Un petit livre de Jean-François Billeter vient de paraître au titre à la fois énigmatique et provocateur : « Contre François Jullien ». Mais ni le titre, ni la taille du livre (80 pages ; Editions Allia, Paris 2006) ne doivent faire illusion. Le texte est d’une importance capitale.
Pour ceux qui ne le connaissent pas, François Jullien est un philosophe qui depuis une trentaine d’années, étudie et publie sur la philosophie chinoise. Sa démarche consiste à visiter une pensée « radicalement différente » de la nôtre pour aider à mieux cerner les concepts qui fondent notre propre civilisation et notre culture. Ses ouvrages sont d’une grande qualité intellectuelle et tous aussi passionnants les uns que les autres. Depuis que la Chine connaît le développement économique que l’on sait, François Jullien multiplie les conférences auprès de dirigeants français appelés à y travailler. En quelque sorte, il met au service des entreprises sa connaissance de ce qu’il appelle la pensée et la mentalité chinoises, à des fins pratiques.
Pourquoi le livre de J.F Billeter et surtout pourquoi ce titre ?
Le reproche adressé à F.Jullien est le suivant : le parti pris de poser la pensée chinoise comme étant radicalement étrangère à la nôtre est un classique qui remonte au 17ème siècle, entretenant un mythe dont F.Jullien serait une victime de plus.
Pour J.F Billeter, il n’y a pas de pensée chinoise en dehors des circonstances historiques. Il dit : « La civilisation chinoise … a été secrétée par le pouvoir impérial et … elle a eu pour fonction principale d’occulter la nature de ce pouvoir, de rendre toute alternative au despotisme impensable ». Et par conséquent, la faiblesse de F.Jullien est de ressusciter « le mythe de la Chine philosophique cher aux intellectuels formés au moule de l’université républicaine et laïque. »
Ce débat me semble fondamental : il pose la question de savoir ce qui fait la particularité culturelle d’un pays ? S’agit-il d’un système hors du temps ou seulement d’un phénomène historique lié à un état particulier de la société et du pouvoir ? Autrement dit, l’enjeu est le suivant : une culture nationale est-elle susceptible de changer ou pas ?
Il est vrai que F.Jullien ne se prononce pas clairement sur ce point.
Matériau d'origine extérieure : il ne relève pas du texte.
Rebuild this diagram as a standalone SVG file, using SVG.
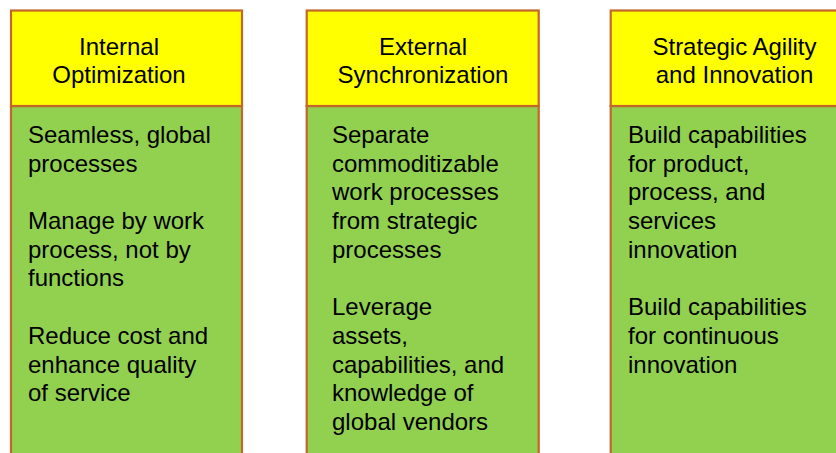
<svg xmlns="http://www.w3.org/2000/svg" width="836" height="453" viewBox="0 0 836 453">
<style>
.hd{fill:#FFFF00;stroke:#C4652A;stroke-width:2.2}
.bd{fill:#92D050;stroke:#C4652A;stroke-width:2.2}
text{font-family:"Liberation Sans",Arial,sans-serif;font-size:24px;fill:#000}
.c{text-anchor:middle}
</style>
<rect width="836" height="453" fill="#FFFFFF"/>
<g id="col1">
<rect class="bd" x="11" y="106" width="231" height="360"/>
<rect class="hd" x="11" y="10.5" width="231" height="95.5"/>
<text class="c" x="119" y="55">Internal</text>
<text class="c" x="119" y="83">Optimization</text>
<text x="28">
<tspan x="28" y="143">Seamless, global</tspan>
<tspan x="28" y="171.7">processes</tspan>
<tspan x="28" y="229">Manage by work</tspan>
<tspan x="28" y="257.7">process, not by</tspan>
<tspan x="28" y="286.4">functions</tspan>
<tspan x="28" y="343.8">Reduce cost and</tspan>
<tspan x="28" y="372.5">enhance quality</tspan>
<tspan x="28" y="401.2">of service</tspan>
</text>
</g>
<g id="col2">
<rect class="bd" x="306.7" y="106" width="232" height="360"/>
<rect class="hd" x="306.7" y="10.5" width="232" height="95.5"/>
<text class="c" x="423" y="55">External</text>
<text class="c" x="423" y="83">Synchronization</text>
<text x="332">
<tspan x="332" y="143">Separate</tspan>
<tspan x="332" y="171.7">commoditizable</tspan>
<tspan x="332" y="200.4">work processes</tspan>
<tspan x="332" y="229">from strategic</tspan>
<tspan x="332" y="257.7">processes</tspan>
<tspan x="332" y="315.1">Leverage</tspan>
<tspan x="332" y="343.8">assets,</tspan>
<tspan x="332" y="372.5">capabilities, and</tspan>
<tspan x="332" y="401.2">knowledge of</tspan>
<tspan x="332" y="429.9">global vendors</tspan>
</text>
</g>
<g id="col3">
<rect class="bd" x="610.7" y="106" width="232" height="360"/>
<rect class="hd" x="610.7" y="10.5" width="232" height="95.5"/>
<text class="c" x="734.5" y="55">Strategic Agility</text>
<text class="c" x="734.5" y="83">and Innovation</text>
<text x="628">
<tspan x="628" y="143">Build capabilities</tspan>
<tspan x="628" y="171.7">for product,</tspan>
<tspan x="628" y="200.4">process, and</tspan>
<tspan x="628" y="229">services</tspan>
<tspan x="628" y="257.7">innovation</tspan>
<tspan x="628" y="315.1">Build capabilities</tspan>
<tspan x="628" y="343.8">for continuous</tspan>
<tspan x="628" y="372.5">innovation</tspan>
</text>
</g>
<g id="connectors"></g>
</svg>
Dans son ouvrage récent « Conférences sur l'efficacité », il se pose la question. J.F Billeter est plus tranché. Ce n’est pas leur façon de penser qui a fait la civilisation des chinois, c’est la nature du despotisme impérial qui a conditionné le développement de leur pensée.
Quelques conséquences pratiques issues de ce débat.
La première est l’émergence d’un registre commun à toutes les cultures. Les apparentes ruptures profondes entre les concepts et les croyances ne sont en fait que des symptômes. Le registre commun à toutes les cultures est celui du rapport à l’autorité et de l’organisation de l’action collective. Cette grille de lecture est universelle et désactive bien des outils d’interprétation dite cross ou trans-culturelle.
La seconde est la prise de conscience que si une culture est historique, elle est susceptible d’évoluer. On le voit bien en Occident ; et le reproche que J.F Billeter adresse à F.Jullien est précisément d’occulter les débats actuels en Chine entre les néoconfucianistes et les tenants d’une remise en cause de la mentalité traditionnelle.
Une dernière observation toutefois : J.F Billeter, à mon sens, pêche par excès d’optimisme. De Tocqueville à F.Furet, on a bien compris qu’en dépit d’une Révolution qui a changé les comportements et les institutions, il y a une certaine mentalité française que l’on peut aisément faire remonter à la société de cour du 17ème siècle. Si les mentalités, la culture et les institutions sont susceptibles de changer, il n’en reste pas moins qu’elles traînent derrière elles une mémoire qui constitue un capital signifiant. La pression de l’environnement provoque le changement, on le voit bien en Chine à l’heure actuelle, mais elle n’est pas la seule force normative. Le capital signifiant d’une culture est aussi un acteur important qui entre dans la délibération présidant au changement.
Ce paradoxe entre le caractère historique de la culture et la mémoire d’un capital signifiant explique en grande partie le développement actuel de la Chine. On sait que si ce pays est un exportateur net, la moitié de ces biens sont produits par des filiales de sociétés occidentales. Le phénomène dépend donc en partie de l'importation d'un savoir-faire en matière de gestion et de management. Il s'opère sous nos yeux un brassage éminemment pratique entre cultures.
Autrement dit, la mondialisation actuelle est un gigantesque compromis en cours entre institutions de natures différentes, entreprises et pays, ce qui prouve qu’il existe un terrain commun à tous les acteurs quelle que soit leur culture.